Хотя действие происходит в послереволюционные годы, отсталый, заброшенный городок как бы вынесен за пределы реальности, «алгебраичен». Между людьми и целью их жизни существуют «обстоятельства», и люди начинают видеть в них смысл своего существования. Человек превращается в собственную должность, забывая (подчас до своих предсмертных минут), что он — человек. Мало кому удается увидеть себя в повторяемости дня, бегущего на смену новому дню, в монотонности, машинальности существования. Именно это происходит с Петром Петровичем, который глубоко оскорблен, когда оказывается, что ему не верят, то есть что его, в сущности, считают обыкновенным (к счастью, своевременно раскаявшимся) вором.
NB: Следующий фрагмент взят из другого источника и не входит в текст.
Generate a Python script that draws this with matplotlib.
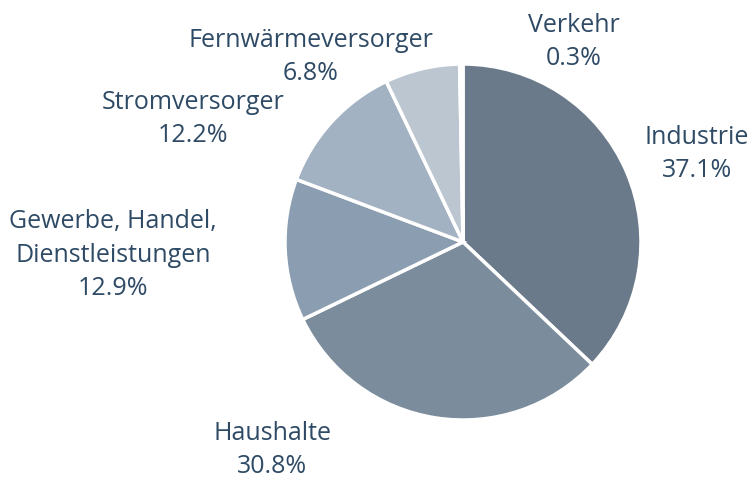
import matplotlib.pyplot as plt

# Daten
kategorien = ["Industrie", "Haushalte", "Gewerbe, Handel,\nDienstleistungen",
              "Stromversorger", "Fernwärmeversorger", "Verkehr"]
anteile = [37.1, 30.8, 12.9, 12.2, 6.8, 0.3]
farben = ["#6a7a8a", "#7b8c9c", "#8b9db0", "#a3b2c3", "#bcc6d1", "#d3dbe3"]

# Label-Positionen in Pixeln (Layout)
label_pos = [(697, 154), (272, 450), (113, 255), (193, 119), (311, 57), (574, 42)]

W, H = 752, 479
fig = plt.figure(figsize=(W / 100, H / 100), dpi=100)

cx, cy, r = 463, 242, 178
ax = fig.add_axes([(cx - r) / W, (H - cy - r) / H, 2 * r / W, 2 * r / H])
ax.pie(anteile, colors=farben, startangle=90, counterclock=False, radius=1,
       wedgeprops=dict(edgecolor="white", linewidth=2.5))
ax.set_xlim(-1, 1)
ax.set_ylim(-1, 1)
ax.set_aspect("equal")
ax.axis("off")

textfarbe = "#2e4a65"
for name, wert, (x, y) in zip(kategorien, anteile, label_pos):
    fig.text(x / W, 1 - y / H, f"{name}\n{wert:.1f}%", ha="center", va="center",
             fontsize=18, family="Open Sans", color=textfarbe, linespacing=1.45)

fig.savefig("out.png", dpi=100)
Формула мещанского бытия: «так не делается», «так не бывает» — незаметно, исподволь выстраивается против человека, сделавшего бесцельный, необъяснимый шаг. Начинается борьба, и не только между Петром Петровичем и идиотизмом машинального существования. Борьба — и это основное — начинается в нем самом, потому что он сам является выразителем и даже как бы представителем этого прочно установившегося мещанского психологического строя. Ничего, кажется, не произошло. Странный поступок забыт, о нем стараются не вспоминать, в своей дружной семье Петр Петрович окружен особенной заботой.
Но произошло самое главное: появилась мысль. Впрочем, сначала это даже не мысль. Это — смутная догадка, что «так жить, нельзя», человек не должен, не имеет права удовлетворяться повторением прожитого дня.